(Code that draws figures)
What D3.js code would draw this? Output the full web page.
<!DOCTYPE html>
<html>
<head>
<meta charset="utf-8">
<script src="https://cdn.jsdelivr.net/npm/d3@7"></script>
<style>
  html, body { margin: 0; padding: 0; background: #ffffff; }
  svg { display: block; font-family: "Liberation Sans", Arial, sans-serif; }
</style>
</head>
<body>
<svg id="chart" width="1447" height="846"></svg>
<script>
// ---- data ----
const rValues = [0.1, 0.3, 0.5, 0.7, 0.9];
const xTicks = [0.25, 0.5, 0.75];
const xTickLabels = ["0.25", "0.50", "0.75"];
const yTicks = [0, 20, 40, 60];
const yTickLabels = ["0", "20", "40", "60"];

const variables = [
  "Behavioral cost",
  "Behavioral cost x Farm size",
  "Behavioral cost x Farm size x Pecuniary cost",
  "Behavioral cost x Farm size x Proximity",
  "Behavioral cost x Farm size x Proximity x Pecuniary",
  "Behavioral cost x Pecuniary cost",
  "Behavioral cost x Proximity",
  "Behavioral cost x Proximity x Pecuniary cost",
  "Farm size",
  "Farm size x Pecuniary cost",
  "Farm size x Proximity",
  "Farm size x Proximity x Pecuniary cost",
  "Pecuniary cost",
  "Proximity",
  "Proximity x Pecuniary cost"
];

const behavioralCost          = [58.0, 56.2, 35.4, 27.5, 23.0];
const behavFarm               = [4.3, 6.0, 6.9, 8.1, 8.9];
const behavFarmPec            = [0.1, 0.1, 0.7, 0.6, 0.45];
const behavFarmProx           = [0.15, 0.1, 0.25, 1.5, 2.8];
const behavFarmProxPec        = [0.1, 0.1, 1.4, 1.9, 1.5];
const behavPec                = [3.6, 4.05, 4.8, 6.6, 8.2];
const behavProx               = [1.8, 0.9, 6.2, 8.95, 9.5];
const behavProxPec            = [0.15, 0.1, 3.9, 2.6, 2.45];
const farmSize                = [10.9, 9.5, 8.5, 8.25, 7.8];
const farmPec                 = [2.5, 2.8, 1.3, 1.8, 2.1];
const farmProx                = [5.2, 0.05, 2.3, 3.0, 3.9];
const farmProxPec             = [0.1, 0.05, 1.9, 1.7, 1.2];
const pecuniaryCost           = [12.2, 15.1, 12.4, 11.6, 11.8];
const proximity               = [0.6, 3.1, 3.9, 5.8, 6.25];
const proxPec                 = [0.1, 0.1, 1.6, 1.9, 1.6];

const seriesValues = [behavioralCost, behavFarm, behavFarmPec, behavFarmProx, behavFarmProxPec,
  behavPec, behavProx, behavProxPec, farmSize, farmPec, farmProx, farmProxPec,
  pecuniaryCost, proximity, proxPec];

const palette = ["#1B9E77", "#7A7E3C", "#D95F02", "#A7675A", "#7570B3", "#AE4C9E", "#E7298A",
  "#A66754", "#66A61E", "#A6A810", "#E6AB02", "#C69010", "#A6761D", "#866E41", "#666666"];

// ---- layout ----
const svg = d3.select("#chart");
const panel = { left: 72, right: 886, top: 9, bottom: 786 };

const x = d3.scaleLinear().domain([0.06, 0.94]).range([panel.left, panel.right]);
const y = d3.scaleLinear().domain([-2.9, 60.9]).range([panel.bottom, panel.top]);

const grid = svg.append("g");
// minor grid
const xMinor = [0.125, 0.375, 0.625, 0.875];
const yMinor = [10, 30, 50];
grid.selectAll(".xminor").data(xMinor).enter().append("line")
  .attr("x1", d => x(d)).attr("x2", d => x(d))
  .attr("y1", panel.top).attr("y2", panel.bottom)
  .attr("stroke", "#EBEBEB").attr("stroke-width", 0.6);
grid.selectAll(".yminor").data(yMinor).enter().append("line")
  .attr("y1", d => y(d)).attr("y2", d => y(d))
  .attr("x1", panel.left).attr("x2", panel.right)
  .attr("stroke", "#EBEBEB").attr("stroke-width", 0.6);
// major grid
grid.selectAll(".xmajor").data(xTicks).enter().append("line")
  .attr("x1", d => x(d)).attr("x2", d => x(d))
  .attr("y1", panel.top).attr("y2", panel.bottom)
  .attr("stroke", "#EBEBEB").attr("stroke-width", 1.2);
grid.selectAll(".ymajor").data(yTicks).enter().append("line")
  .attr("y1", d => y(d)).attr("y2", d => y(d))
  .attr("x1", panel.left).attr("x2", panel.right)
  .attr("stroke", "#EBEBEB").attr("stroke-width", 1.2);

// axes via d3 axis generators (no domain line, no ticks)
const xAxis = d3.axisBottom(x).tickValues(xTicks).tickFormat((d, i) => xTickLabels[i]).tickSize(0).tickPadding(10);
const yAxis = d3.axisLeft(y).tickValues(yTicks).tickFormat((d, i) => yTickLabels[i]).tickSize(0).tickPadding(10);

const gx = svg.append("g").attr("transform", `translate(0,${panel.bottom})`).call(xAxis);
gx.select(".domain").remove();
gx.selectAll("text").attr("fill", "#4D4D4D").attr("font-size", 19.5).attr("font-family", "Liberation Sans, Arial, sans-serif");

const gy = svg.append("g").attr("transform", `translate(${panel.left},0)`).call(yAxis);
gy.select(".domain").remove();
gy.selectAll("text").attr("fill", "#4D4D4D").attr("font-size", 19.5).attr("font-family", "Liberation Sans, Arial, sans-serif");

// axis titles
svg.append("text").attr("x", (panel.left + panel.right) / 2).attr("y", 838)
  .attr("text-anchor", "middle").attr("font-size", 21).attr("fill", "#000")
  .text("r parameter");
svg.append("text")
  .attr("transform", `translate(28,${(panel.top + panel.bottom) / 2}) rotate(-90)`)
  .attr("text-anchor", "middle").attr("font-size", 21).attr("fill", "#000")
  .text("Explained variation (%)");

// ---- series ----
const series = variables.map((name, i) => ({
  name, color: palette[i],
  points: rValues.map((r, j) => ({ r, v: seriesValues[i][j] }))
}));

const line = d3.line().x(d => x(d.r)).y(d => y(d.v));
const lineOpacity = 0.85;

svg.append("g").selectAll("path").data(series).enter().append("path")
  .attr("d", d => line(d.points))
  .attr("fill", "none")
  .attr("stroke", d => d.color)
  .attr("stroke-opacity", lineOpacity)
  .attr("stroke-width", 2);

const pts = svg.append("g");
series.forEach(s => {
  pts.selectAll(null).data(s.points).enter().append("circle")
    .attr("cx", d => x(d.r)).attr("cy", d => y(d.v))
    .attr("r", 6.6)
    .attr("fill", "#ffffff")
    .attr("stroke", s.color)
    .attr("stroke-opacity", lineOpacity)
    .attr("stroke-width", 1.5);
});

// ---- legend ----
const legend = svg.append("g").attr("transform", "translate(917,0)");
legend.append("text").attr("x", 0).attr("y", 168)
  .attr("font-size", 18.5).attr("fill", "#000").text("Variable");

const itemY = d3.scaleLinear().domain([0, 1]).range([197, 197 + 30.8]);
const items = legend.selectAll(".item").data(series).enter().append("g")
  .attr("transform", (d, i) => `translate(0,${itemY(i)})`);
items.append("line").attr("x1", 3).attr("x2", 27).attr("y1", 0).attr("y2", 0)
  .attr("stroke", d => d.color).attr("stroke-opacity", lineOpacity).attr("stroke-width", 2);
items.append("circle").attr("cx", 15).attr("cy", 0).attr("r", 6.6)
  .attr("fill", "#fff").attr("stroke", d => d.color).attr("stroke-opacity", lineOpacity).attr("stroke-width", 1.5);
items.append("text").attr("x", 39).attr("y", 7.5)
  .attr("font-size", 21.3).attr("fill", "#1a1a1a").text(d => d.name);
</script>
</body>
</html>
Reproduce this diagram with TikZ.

» Work to do
Filter the records above for "this" and copy every matching line.

» Complete output
What D3.js code would draw this? Output the full web page.
Reproduce this diagram with TikZ.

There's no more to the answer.